Fuck having lots of buttons for the sake of having lots of buttons to push. See EQ2 for an example of too many buttons. I have a level 12 Glad that I was saving to level with my wife, and I have more than three abilities worth using.
Fuck having lots of buttons for the sake of having lots of buttons to push. See EQ2 for an example of too many buttons. I have a level 12 Glad that I was saving to level with my wife, and I have more than three abilities worth using.
I remember everyone in wow begging for more buttons to smash. I mean fire was at one time, scorch 5 times, throw a living bomb up, cast fireblast to tag other mobs around your mob if there were any, then fireball a couple times for a pyro proc, hit pyro, scroch again to refresh, and hit living bomb if it ever blew up during that time, rinse repeat while running around from pools of whatever you couldn't step on this fight. It gets old, especially when you see other classes not half as crazy to do and have to keep up with casts times of insanity. Now I've not played wow in a while, but I doubt they've made it any easier really. In fact they had added a cicle you had to put down to have to stand in, and added in that orb that you also had to throw into the rotation. For what? I remember in vanila, frost mages did the most damage, but were labeled so boring, because all they had to do was spam frost bolt for win. I dunno, throws hands up!
For EQ casters, the main thing was that spells had a considerable casting time; nothing like WoW and the 1-2 second cast max (aside from some 3-6 second channeled spells). When casting a nuke or something, you had anywhere from 3.5 - 6 seconds casting time, and then many spells had a longer cooldown so you weren't just spamming the same thing over and over.
Yes, there were spammable spells - but it was usually only efficient to use those in special cases like mass-AE.
Concussion was a spell I loved and hated at the same time due to it's spam-able nature. I just think if you are gonna give a class a bolt spell or whatever, designing 99% of your boss encounters to make them move about the time they start a rotation, isn't fun. Giving them a DoT that has to be refreshed every 15 seconds or less sucks too! Of course it created an entire class of twitchy casters though. Guess they wanted boss encounters to be more like pvp in that regards. At least they didn't introduce a large amount of resist gear and make casters completely ineffective or halve the damage of spell when they chose to pvp.
I really hate how wow has over time given in and really morphed a lot of classes into the same roles and abilities.

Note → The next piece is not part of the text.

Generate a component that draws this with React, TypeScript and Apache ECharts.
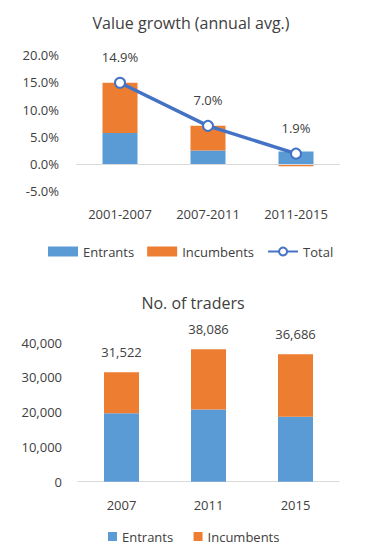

Sheeping was huge at one time... Now why not just aoe. my list of ugg's goes on and on.
Just need something completely different. Like wow was completely different than EQ. While catoony, it felt alive with moving creatures that were just there to add ambiance.
WoW added a lot of gimmicks like spell procs and ability rotations because they removed downtime. If your game has downtime, then you can't just chain cast your spells, and deciding when to use them becomes a strategic part of the game. For example, your puller might bring 4 mobs on a pull in a dungeon, and killing the first mob as fast as possible reduces the threat to the group a lot more than killing the last mob as fast as possible. Killing spell casting mobs faster than slowed melee mobs; nuking single pulled mobs late to ensure the tank has solid aggro on it; saving mana for a possible large pull in the future; etc.
Remove downtime and your spell casters might as well have autoattack spells-- you remove virtually all decision making from them. Blizzard had to add whack-a-mole with 3 flavors of fireball cooldowns just to make combat more interesting since they removed so much from the game by removing downtime. One of many reasons why EQ has way more depth than WoW ever did.
I'm still digging it. Got my Monk up to 50 and am working on my gathering/production jobs. End-game has a variety of dungeons to run for tokens and a long quest chain for your Relic weapon (currently the best in the game I believe). When starting a new job your actions are pretty limited but you end up with a nice amount mid-late levels.
The combat is slower and a little more methodical with 2.5 second GCD. Feels less button mashy than other MMO's I've played and you have a nice variety of abilities. When I had gone back recently and played Rift again, that game had almost too many abilities and overly complex dps rotations (at least for most mage builds I tried). Then there was GW2 which had very few abilities you could have at a time (although you could swap them out as needed).
FFXIV is a nice balance I think. What you lose in amount of abilities and ability speed you make up with fight mechanics, starting in the mid level story dungeons while leveling, they get decently difficult.